Pouring and scooping practice. I found the pack of mini paper cups at the Dollar Tree as well.
I should have snapped a photo of all the mess that was made afterwards when they discovered how fun it is to dump everything and scramble it all over the floor (but that quickly turned into clean up time)!
This is a Montessori-inspired many-in-one activity for preschoolers! It can be as simple as sorting the colors into different cups, or become more challenging if you add some counting exercises. If you look closely I’ve added tweezers as an option to practice picking up the small pom poms with.
I’ve included the number cards as a way to add more challenge. Which ever number is next in the pile is how many she sorts into one of the cups!

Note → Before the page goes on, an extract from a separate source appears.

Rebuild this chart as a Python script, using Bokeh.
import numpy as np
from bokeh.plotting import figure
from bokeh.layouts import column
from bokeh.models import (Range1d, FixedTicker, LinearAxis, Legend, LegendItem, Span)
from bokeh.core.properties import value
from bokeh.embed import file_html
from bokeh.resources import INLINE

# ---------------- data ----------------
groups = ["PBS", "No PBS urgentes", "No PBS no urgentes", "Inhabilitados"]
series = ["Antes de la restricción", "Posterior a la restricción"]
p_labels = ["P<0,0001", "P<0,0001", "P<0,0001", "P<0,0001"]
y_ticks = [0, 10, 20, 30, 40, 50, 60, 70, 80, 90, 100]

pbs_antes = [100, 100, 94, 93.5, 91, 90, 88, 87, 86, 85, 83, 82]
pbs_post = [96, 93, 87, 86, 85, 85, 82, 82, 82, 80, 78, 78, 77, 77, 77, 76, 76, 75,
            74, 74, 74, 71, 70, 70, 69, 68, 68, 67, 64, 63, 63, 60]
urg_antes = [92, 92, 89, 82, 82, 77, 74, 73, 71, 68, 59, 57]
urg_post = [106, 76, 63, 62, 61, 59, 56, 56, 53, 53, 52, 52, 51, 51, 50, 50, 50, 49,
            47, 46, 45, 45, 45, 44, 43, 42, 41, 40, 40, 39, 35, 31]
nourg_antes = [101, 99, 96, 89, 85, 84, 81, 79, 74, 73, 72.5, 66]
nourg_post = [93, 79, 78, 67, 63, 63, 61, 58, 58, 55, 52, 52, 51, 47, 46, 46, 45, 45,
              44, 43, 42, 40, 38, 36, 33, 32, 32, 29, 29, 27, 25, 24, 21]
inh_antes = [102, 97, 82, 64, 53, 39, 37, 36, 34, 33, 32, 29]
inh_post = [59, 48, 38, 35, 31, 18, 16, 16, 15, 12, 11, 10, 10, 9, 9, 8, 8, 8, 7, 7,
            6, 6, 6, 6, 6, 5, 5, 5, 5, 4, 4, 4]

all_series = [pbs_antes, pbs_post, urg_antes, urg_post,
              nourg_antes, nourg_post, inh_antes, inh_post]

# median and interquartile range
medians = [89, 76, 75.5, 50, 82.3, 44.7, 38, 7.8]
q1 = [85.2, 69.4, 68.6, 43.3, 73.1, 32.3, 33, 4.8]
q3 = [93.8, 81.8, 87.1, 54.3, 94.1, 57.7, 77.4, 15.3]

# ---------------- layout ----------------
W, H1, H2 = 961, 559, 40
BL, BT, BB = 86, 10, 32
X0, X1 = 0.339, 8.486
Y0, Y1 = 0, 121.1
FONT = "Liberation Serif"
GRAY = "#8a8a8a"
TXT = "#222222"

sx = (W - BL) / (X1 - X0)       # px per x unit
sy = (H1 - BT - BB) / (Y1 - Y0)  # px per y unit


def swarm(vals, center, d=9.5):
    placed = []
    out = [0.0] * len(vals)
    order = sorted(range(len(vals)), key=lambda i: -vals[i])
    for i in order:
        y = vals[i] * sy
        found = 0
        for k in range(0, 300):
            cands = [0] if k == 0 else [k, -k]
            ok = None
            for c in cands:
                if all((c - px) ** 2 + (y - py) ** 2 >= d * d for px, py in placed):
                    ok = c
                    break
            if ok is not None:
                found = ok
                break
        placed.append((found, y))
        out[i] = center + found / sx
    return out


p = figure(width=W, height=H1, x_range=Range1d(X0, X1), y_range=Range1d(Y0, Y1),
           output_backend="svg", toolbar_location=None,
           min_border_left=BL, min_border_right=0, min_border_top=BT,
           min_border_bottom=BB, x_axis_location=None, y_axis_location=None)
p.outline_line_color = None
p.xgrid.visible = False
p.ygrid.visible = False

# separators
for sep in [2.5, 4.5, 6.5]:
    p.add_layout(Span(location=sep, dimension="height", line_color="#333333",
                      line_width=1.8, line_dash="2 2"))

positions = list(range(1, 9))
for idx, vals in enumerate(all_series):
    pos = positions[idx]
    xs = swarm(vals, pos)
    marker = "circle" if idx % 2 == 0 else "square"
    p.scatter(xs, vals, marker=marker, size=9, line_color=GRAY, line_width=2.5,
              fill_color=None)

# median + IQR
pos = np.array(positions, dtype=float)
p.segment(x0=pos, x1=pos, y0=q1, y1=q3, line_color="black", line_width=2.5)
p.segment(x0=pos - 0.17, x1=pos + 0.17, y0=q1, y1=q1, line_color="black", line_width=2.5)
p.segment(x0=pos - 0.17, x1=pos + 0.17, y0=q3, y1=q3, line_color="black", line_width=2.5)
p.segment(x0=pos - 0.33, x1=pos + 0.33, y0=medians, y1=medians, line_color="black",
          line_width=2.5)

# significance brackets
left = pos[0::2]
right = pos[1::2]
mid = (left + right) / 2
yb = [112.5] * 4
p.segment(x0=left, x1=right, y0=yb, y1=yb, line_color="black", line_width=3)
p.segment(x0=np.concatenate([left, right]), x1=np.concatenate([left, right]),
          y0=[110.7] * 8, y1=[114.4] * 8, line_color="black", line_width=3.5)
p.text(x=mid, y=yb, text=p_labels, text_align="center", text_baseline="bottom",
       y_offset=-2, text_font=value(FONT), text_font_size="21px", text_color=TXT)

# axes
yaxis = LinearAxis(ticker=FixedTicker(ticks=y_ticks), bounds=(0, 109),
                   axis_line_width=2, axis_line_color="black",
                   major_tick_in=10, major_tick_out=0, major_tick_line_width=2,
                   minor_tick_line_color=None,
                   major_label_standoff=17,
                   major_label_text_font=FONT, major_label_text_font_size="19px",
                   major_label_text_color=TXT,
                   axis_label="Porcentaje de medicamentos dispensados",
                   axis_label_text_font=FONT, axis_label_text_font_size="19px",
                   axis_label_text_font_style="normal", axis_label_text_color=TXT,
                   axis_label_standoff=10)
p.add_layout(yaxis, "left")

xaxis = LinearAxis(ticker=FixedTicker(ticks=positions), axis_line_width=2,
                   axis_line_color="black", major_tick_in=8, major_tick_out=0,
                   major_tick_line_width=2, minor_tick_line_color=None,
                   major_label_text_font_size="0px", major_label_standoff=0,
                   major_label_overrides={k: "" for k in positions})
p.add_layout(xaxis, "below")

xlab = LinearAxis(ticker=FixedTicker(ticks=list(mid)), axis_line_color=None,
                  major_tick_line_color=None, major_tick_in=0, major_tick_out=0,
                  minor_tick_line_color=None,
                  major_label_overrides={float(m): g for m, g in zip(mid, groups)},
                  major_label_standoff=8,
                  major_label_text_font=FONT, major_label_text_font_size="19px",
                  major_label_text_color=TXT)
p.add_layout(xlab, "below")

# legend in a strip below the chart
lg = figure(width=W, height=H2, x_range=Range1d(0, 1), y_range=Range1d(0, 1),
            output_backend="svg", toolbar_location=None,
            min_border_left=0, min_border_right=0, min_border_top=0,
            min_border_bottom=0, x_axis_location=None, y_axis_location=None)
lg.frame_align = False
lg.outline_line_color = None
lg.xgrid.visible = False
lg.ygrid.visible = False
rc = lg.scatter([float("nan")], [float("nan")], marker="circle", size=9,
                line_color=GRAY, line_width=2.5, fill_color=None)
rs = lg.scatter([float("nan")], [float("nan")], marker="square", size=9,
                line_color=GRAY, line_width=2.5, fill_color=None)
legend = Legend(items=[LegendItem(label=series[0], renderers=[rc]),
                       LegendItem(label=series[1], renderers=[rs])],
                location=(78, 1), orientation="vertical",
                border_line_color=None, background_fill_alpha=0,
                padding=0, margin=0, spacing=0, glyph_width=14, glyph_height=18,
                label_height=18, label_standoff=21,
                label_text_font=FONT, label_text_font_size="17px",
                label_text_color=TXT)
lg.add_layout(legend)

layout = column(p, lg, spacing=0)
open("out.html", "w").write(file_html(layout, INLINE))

These mini pom poms are just another way to mix up materials and make learning more fun! They are very inexpensive, come in so many different colors, and can be utilized in many different activities.
This activity is pretty straight forward. We have the sandpaper numerals (1-9), and a large glass jar of cotton balls. If you don’t have the wood sandpaper numerals, you can always write them out on some index cards with a marker. First of all, young kids love cotton balls. My daughter says they’re “cute” and “chubby”. I’ve placed them in a large glass jar with lid for added interest, and she also gets practice unscrewing the lid. Moving on…
Basically, count out the number of cotton balls to correlate with the number on the card. In the photo above you can see that we’ve also included tongs as a sub activity to improve fine motor skills. Also, my three-year-old has an auntie instructor helping out. Very often kids will want help, or not want to do a particular activity. That’s fine… you shouldn’t pressure your kid to do a certain activity, because it simply won’t work. But, if a kid is watching YOU do an activity, they’re learning almost as much as if they did it themselves. Activities should be encouraged to be participated in but it’s amazing how quick they want to jump in if you begin the activity yourself.
Having your child clean up and put away an activity after they’re done is very important. They will learn a greater respect for the materials, and a sense of structure. Through consistent reminders of cleaning up after each activity your child will begin to do it on their own as a natural process of the activity.